ADVANCED FRAMING TECHNIQUES that reduce the amount of framing in stud-framed walls improve their thermal performance. There’s more room for insulation, and thermal bridging—the heat transfer that happens through wood framing and extends from the inside surface to the outside surface of the wall—is reduced. Unfortunately, builders have been slow to adopt advanced framing methods because the techniques are nonstandard, and because implementation can require design and materials changes. A Building America team, the Partnership for Home Innovation (PHI), led by the Home Innovation Research Labs, have tested three advanced framing techniques that improve the thermal performance of the building enclosure, reduce the cost of energy-efficient construction and simplify the construction process.
Continuous Drywall at Interior Partitions
Drywall typically serves as the interior air barrier for the home’s thermal envelope or building shell. One weak spot is the corners of rooms where sheets of drywall come together; the air seal here relies on the integrity of the tape and mudding. Installing drywall continuously along the inside of the exterior walls of the home provides significant improvement in air tightness for stud-framed walls. All interior walls are framed so that a ¾-to 1-inch gap is left between the interior wall and the exterior wall. To stabilize the interior wall framing, walls are anchored to the top plate with flat plate connectors. Drywall is slipped through this gap as it is installed along the interior side of the exterior walls in one continuous path; then, interior walls are drywalled. The drywall sheets along the exterior walls are installed so that seams do not align with room corners.
Rim Joist Window Headers
In two-story homes, the space above the first-floor windows and doors is often composed of solid wood—such as two or three 2’ x 10’s or 2’ x 12’s—to equal the thickness of the wall. Traditionally, the solid header has been justified to adequately support the building load. Research shows that the rim joist for the second floor, which typically sits about one to two feet above the window frame, has adequate structural strength to support building load; therefore, no additional framing—other than the king studs on each side of the door or window—is needed to carry the load. The space above the door or window is left open and can be insulated like the rest of the wall. This technique saves time, labor and materials costs, while adding to the overall thermal performance of the wall.
Continuous Sheathing for Raised Heel Trusses
For builders used to building with standard trusses, using raised heel trusses could seem complicated, time consuming and expensive. Concerns about adequate support led builders to install blocking at each rafter bay to hold the trusses in place—a difficult, labor-intensive job. Home Innovation Research Labs found that a simpler solution provides adequate support: installing oversized OSB wall sheathing that extends up along the back of the raised heel, providing bracing for the trusses.
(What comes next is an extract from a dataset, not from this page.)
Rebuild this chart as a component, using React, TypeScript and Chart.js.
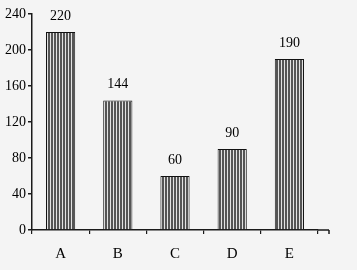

The sheathing layer doubles as a wind baffle, allowing the insulation to fill the space above the outer walls to full height without spilling over into the soffit vents. Air flow is still provided through the space between the roof rafters above the top of the sheathing. This solution saves time and money by eliminating the separate steps of installing blocking and baffles, and provides some wind uplift resistance. The only additional cost is the purchase of taller OSB panels, but 9- and 10-foot lengths are readily available.
Winchester/Camberley Homes New Construction Test House The NAHB Research Center partnered with production builder Winchester Homes, Inc. to build a new construction test house, with the goal of improving energy efficiency by 30 percent over the Building America B10 benchmark. The strategies included optimized framing, air sealing, insulation and space conditioning system designs that are cost-effective on a production basis. The three-story Victorian-style house was built as a model home in Silver Spring, Maryland in 2011. A blower door test conducted after finishing yielded an infiltration rate of 1.9 ACH at 50 Pa. Factory-built wall panels consist of 2’ × 6’ wood frame, 24” on center, with ½-inch OSB sheathing. Structural rim headers replaced first-floor headers and jack studs; unnecessary blocking, studs and cripples were also eliminated. Second-floor headers were engineered to minimize dimensions to reduce initial cost, reduce thermal bridging and increase wall insulation. Second top plates and a housewrap were installed in the field. Cladding was fiber-cement siding. The continuous drywall method reduced framing air losses. Raised heel trusses with two-foot overhangs accommodated the full depth of insulation and insulation baffles at the eaves, notably at the sloped ceilings of the third floor.
Testing the Integrated Rim Header The NAHB Research Center, through the Building America program, embarked on an effort to validate design calculations to transfer the design loads via an integrated rim header, without negative effects on the window opening. The evaluation was performed in conjunction with a national builder, K. Hovnanian Homes.
The integrated rim member and supporting wall framing were designed to resist the loads at the first floor level of a 20-foot-wide, two-story home with a center bearing wall and a ground snow load (Pg) of 50 psf. Specimens were tested in a Universal Testing Machine with an automated programmable computer control. Load was applied at an approximate rate of 0.1 inches/min of displacement; at each load level, the target load was held for 5 minutes, so the specimen could be visually inspected and the functionality of the installed windows evaluated. The integrated rim header system successfully limited deflections and maintained window serviceability throughout all tested load levels.